Northrop Grumman has been making a major push in Japan for its RQ-4 Global Hawk in an effort to have procurement of such unmanned air vehicles included in the country's next five-year plan.
Japanese military and defence officials were able to see a full-scale model of the Global Hawk on display in Tokyo on 24-25 March. Japan was the last stop in an Asia-Pacific tour that also saw the Global Hawk model displayed in Australia, Hawaii, Guam and Singapore.
Japan is interested in the Global Hawk, but can the USA sell it? Photo: Northrop Grumman
Japan's defence establishment has been studying the Global Hawk for several years and Northrop's latest marketing push comes as it works to formulate its five-year fiscal plan for 2011-15.
If Japan orders the Global Hawk it would need to get US government export approval.
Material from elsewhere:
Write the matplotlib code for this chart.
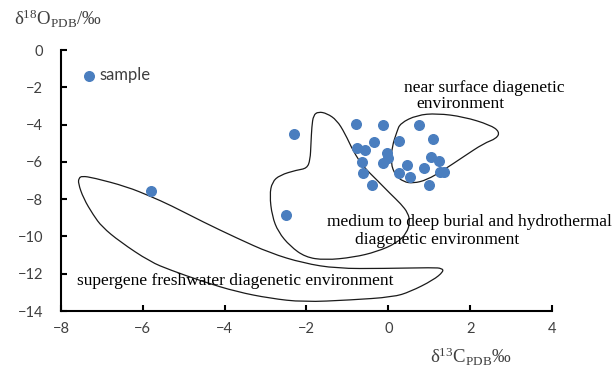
import numpy as np
import matplotlib
matplotlib.use("Agg")
import matplotlib.pyplot as plt
from matplotlib.path import Path
from matplotlib.patches import PathPatch

plt.rcParams['mathtext.fontset'] = 'custom'
plt.rcParams['mathtext.rm'] = 'Liberation Serif'
plt.rcParams['mathtext.it'] = 'Liberation Serif:italic'

# sample points (d13C, d18O)
d13c = [-0.80, -0.13, 0.74, -0.36, 0.27, 1.10, -0.76, -0.56, -0.02, 0.00,
        -0.64, -0.12, 1.05, 1.25, 0.45, 0.86, -0.61, 0.26, 0.52, 1.35,
        1.27, -0.40, 1.00, -2.30, -5.80, -2.50]
d18o = [-3.97, -4.04, -4.04, -4.94, -4.88, -4.79, -5.24, -5.38, -5.54, -5.80,
        -6.01, -6.05, -5.76, -5.94, -6.19, -6.35, -6.61, -6.61, -6.80, -6.53,
        -6.55, -7.24, -7.24, -4.51, -7.56, -8.85]

# outlines of the diagenetic environment fields
near_x = [0.29, 0.70, 1.19, 1.84, 2.49, 2.72, 2.65, 2.33, 1.84, 1.35, 0.94,
          0.61, 0.37, 0.17, 0.06, 0.09, 0.21]
near_y = [-3.93, -3.49, -3.40, -3.58, -4.02, -4.38, -4.74, -5.01, -5.72, -6.44,
          -6.97, -7.15, -7.07, -6.71, -6.08, -5.19, -4.38]

deep_x = [-1.71, -1.50, -1.26, -1.06, -0.85, -0.61, -0.28, 0.04, 0.31, 0.48,
          0.53, 0.45, 0.21, -0.28, -0.85, -1.55, -2.03, -2.40, -2.69, -2.84,
          -2.90, -2.84, -2.65, -2.24, -1.99, -1.91, -1.89, -1.87, -1.83]
deep_y = [-3.31, -3.40, -3.76, -4.47, -5.46, -6.26, -6.97, -7.69, -8.26, -8.74,
          -9.23, -9.82, -10.35, -10.82, -11.12, -11.27, -11.11, -10.52, -9.76, -8.91,
          -7.78, -7.08, -6.71, -6.44, -6.35, -5.90, -5.01, -4.11, -3.49]

super_x = [-7.49, -7.21, -6.39, -5.80, -5.33, -4.52, -3.70, -2.89, -2.08, -1.26,
           -0.13, 1.10, 1.31, 1.35, 1.10, 0.53, 0.12, -0.93, -2.08, -2.89,
           -3.70, -4.52, -5.33, -5.82, -6.56, -7.00, -7.21, -7.45, -7.58, -7.56]
super_y = [-6.76, -6.85, -7.33, -7.86, -8.32, -9.23, -10.09, -10.89, -11.43, -11.72,
           -11.72, -11.67, -11.71, -11.88, -12.34, -12.97, -13.25, -13.41, -13.52, -13.32,
           -12.97, -12.43, -11.80, -11.36, -10.28, -9.48, -8.85, -7.96, -7.14, -6.87]


def smooth_outline(xs, ys):
    # closed quadratic bezier through the midpoints of the outline
    pts = np.column_stack([xs, ys])
    nxt = np.roll(pts, -1, axis=0)
    mids = (pts + nxt) / 2
    verts = [mids[-1]]
    codes = [Path.MOVETO]
    for p, m in zip(pts, mids):
        verts += [p, m]
        codes += [Path.CURVE3, Path.CURVE3]
    return Path(verts, codes)


fig = plt.figure(figsize=(6.14, 3.73), dpi=100)
ax = fig.add_axes([0.0993, 0.1662, 0.7997, 0.6997])

for xs, ys in [(near_x, near_y), (deep_x, deep_y), (super_x, super_y)]:
    ax.add_patch(PathPatch(smooth_outline(xs, ys), facecolor='none',
                           edgecolor='#1a1a1a', lw=0.9))

ax.scatter(d13c, d18o, s=48, color='#4a7ebf', zorder=3, label='sample')

ax.set_xlim(-8, 4)
ax.set_ylim(-14, 0)
ax.set_xticks(range(-8, 5, 2))
ax.set_yticks(range(-14, 1, 2))
for s in ['top', 'right']:
    ax.spines[s].set_visible(False)
for s in ['left', 'bottom']:
    ax.spines[s].set_linewidth(1.5)
ax.tick_params(direction='in', length=4, width=1.5, labelsize=10.5, colors='black')
ax.tick_params(axis='y', pad=13)
ax.tick_params(axis='x', pad=8)
for lab in ax.get_xticklabels() + ax.get_yticklabels():
    lab.set_family('Lato')
    lab.set_color('#404040')

serif = 'Liberation Serif'
fs = 12.5
ax.text(0.386, -2.04, 'near surface diagenetic', family=serif, fontsize=fs, va='center')
ax.text(0.68, -2.90, 'environment', family=serif, fontsize=fs, va='center')
ax.text(-1.50, -9.23, 'medium to deep burial and hydrothermal', family=serif, fontsize=fs,
        va='center')
ax.text(-0.81, -10.19, 'diagenetic environment', family=serif, fontsize=fs, va='center')
ax.text(-7.61, -12.39, 'supergene freshwater diagenetic environment', family=serif,
        fontsize=fs, va='center')

fig.text(0.023, 0.95, 'δ$^{18}$O$_{\\mathrm{PDB}}$/‰', family=serif, fontsize=13.5,
         color='#404040', va='center')
fig.text(0.70, 0.042, 'δ$^{13}$C$_{\\mathrm{PDB}}$‰', family=serif, fontsize=13.5,
         color='#404040', va='center')

leg = ax.legend(loc='center left', bbox_to_anchor=(0.027, 0.904), frameon=False,
                handletextpad=0.1, handlelength=1.0, borderaxespad=0,
                prop={'family': 'Lato', 'size': 12})
for t in leg.get_texts():
    t.set_color('#404040')

fig.savefig('out.png', dpi=100)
"Capable of flying well above all civil air traffic at altitudes of up to 60,000ft [18,300m] for the more than 32h at a time, Global Hawk is a suitable intelligence, surveillance and reconnaissance asset for Japan," says Curt Orchard, Northrop Grumman international vice-president for Japan.
Japan has a need for greater intelligence, surveillance and reconnaissance capability because it has three potentially hostile neighbours: China, North Korea and Russia.
Tokyo and Beijing have territorial disputes over outlying islands and sea borders, while Pyongyang continues to test missiles - some of which have flown over Japan - and Moscow occupies the Kuril islands, some of which it annexed from Japan in the last days of the Second World War.
Northrop says the Global Hawk "is the only unmanned air system to receive both US Air Force and US Federal Aviation Administration certificate of authority allowing routine operation in civil air space."
The Global Hawk's range of 16,100km (10,000nm) means a single mission can span north-east and South-East Asia, it says.